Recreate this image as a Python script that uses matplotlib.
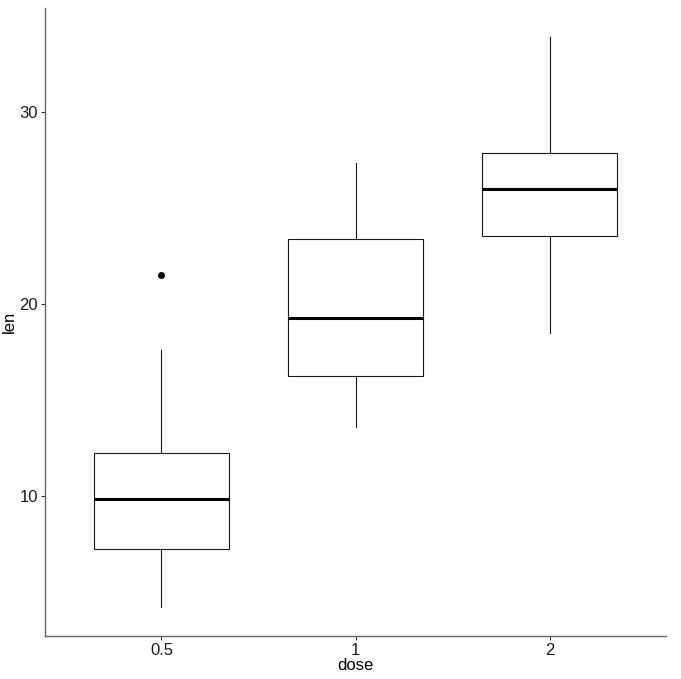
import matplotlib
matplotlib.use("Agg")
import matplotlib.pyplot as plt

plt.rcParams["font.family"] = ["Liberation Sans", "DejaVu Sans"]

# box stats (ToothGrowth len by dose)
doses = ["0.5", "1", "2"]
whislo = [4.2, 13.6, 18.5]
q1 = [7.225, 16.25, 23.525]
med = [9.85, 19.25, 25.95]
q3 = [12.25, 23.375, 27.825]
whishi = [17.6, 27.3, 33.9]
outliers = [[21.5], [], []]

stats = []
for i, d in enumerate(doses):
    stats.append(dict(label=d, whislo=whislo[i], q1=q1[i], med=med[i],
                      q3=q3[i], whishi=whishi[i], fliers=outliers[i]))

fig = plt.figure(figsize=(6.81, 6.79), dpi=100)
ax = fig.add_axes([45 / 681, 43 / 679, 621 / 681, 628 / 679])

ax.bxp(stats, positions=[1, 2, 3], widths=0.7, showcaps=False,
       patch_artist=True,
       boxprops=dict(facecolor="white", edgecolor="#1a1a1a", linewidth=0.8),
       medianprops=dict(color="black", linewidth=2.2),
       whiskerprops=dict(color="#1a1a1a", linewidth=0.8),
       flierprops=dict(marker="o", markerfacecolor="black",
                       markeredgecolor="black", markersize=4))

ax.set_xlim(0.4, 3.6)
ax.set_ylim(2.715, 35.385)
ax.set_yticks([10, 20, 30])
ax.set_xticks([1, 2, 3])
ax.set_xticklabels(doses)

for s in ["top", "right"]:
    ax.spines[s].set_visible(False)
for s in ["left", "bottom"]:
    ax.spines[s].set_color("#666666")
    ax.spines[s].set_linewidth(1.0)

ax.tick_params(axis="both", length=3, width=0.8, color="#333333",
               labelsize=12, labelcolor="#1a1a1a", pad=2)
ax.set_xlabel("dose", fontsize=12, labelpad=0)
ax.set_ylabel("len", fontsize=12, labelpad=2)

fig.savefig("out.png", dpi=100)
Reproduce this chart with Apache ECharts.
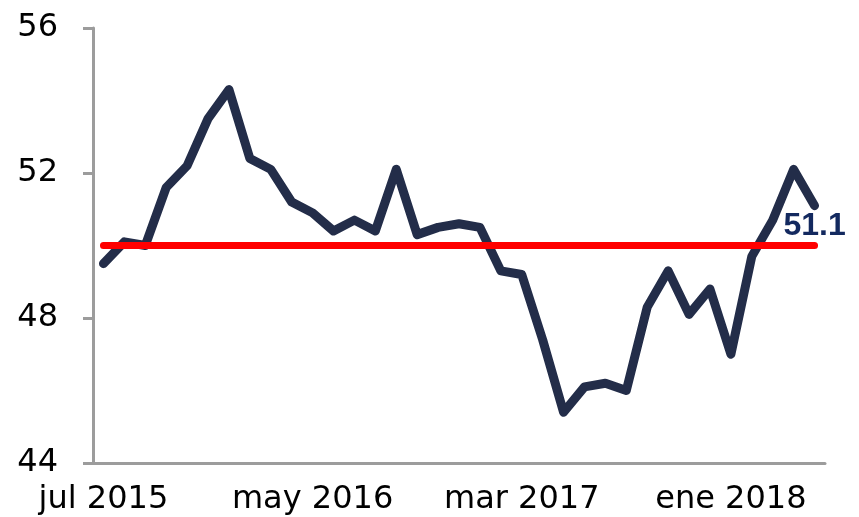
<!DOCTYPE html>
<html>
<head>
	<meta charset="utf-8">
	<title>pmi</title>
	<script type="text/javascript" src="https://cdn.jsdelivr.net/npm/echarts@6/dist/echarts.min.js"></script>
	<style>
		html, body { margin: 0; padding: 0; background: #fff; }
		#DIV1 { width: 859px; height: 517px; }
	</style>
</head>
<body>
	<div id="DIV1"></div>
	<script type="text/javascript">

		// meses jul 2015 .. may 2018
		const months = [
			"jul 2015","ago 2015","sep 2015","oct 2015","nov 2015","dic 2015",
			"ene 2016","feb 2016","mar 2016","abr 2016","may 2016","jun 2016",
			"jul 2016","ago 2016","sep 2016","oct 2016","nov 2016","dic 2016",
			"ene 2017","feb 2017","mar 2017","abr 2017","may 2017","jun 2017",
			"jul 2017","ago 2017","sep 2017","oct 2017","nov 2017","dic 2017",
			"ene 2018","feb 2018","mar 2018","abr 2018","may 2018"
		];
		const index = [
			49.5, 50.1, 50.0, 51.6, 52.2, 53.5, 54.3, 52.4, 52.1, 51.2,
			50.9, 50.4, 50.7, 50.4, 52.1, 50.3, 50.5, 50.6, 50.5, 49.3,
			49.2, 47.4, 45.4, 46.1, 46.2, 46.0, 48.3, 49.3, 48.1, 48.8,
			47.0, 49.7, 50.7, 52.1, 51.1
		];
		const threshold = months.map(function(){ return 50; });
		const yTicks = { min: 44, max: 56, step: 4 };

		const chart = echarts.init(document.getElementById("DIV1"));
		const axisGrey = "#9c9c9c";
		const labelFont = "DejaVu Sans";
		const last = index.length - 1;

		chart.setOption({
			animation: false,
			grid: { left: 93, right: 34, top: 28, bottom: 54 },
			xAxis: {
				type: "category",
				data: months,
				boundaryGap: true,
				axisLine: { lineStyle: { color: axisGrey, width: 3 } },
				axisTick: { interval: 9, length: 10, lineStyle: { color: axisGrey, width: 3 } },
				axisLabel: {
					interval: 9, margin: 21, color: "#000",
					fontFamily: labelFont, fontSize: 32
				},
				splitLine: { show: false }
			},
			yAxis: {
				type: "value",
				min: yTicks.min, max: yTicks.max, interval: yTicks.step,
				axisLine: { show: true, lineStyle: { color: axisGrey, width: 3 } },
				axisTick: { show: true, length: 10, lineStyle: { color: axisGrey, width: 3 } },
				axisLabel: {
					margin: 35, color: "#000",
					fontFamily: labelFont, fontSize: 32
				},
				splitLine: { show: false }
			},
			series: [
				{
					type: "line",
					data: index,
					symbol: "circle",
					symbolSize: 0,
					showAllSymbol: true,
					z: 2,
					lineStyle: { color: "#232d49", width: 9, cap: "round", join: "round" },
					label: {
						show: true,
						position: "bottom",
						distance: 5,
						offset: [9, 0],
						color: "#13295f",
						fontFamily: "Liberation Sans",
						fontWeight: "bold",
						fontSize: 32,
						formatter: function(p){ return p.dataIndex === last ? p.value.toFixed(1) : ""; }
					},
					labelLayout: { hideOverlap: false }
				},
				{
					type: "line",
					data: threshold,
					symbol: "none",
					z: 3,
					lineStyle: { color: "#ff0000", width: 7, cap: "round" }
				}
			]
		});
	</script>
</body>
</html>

* * *

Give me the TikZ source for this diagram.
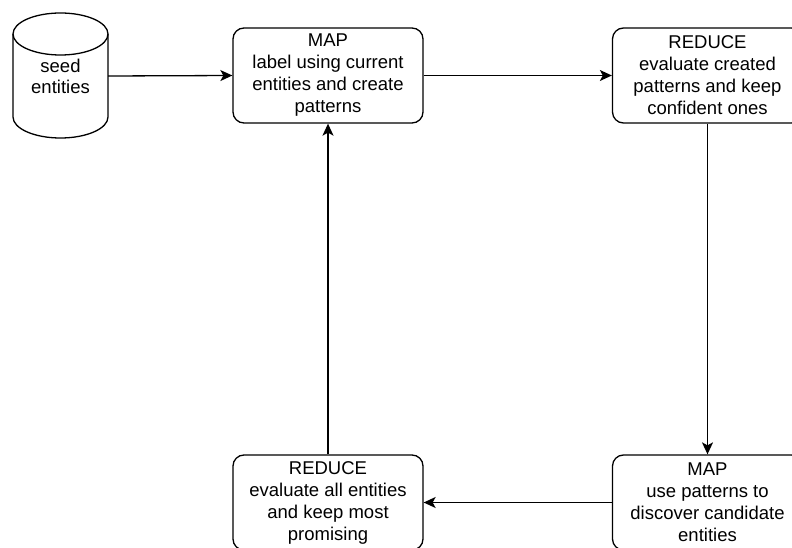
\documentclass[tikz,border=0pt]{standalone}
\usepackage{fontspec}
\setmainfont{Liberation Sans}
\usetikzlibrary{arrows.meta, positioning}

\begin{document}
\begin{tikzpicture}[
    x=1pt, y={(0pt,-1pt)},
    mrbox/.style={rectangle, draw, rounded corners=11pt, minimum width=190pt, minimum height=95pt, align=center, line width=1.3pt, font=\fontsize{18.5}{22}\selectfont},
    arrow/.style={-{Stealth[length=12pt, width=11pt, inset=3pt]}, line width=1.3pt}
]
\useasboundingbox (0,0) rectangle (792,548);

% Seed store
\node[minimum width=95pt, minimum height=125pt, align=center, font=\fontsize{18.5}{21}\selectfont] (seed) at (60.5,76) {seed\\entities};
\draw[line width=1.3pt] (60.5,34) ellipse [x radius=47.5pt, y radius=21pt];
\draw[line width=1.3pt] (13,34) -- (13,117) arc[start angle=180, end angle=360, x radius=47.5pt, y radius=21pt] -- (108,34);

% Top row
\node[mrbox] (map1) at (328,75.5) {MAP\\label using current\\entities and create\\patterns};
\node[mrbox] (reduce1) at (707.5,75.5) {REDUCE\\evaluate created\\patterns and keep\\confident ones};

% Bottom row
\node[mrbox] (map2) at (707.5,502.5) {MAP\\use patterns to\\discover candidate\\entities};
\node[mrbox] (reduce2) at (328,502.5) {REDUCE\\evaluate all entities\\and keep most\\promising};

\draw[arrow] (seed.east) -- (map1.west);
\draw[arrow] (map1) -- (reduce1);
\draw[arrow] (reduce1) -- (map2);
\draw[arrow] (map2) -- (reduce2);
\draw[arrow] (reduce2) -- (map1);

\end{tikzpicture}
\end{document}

## GIVEN PROBLEM
Go back to the listing above and reproduce, exactly, the stretch from the line bearing "Recreate this image" through the line bearing "outliers = [[21.5], [], []]", without its pictures.

## FINAL RESULT
Recreate this image as a Python script that uses matplotlib.
import matplotlib
matplotlib.use("Agg")
import matplotlib.pyplot as plt

plt.rcParams["font.family"] = ["Liberation Sans", "DejaVu Sans"]

# box stats (ToothGrowth len by dose)
doses = ["0.5", "1", "2"]
whislo = [4.2, 13.6, 18.5]
q1 = [7.225, 16.25, 23.525]
med = [9.85, 19.25, 25.95]
q3 = [12.25, 23.375, 27.825]
whishi = [17.6, 27.3, 33.9]
outliers = [[21.5], [], []]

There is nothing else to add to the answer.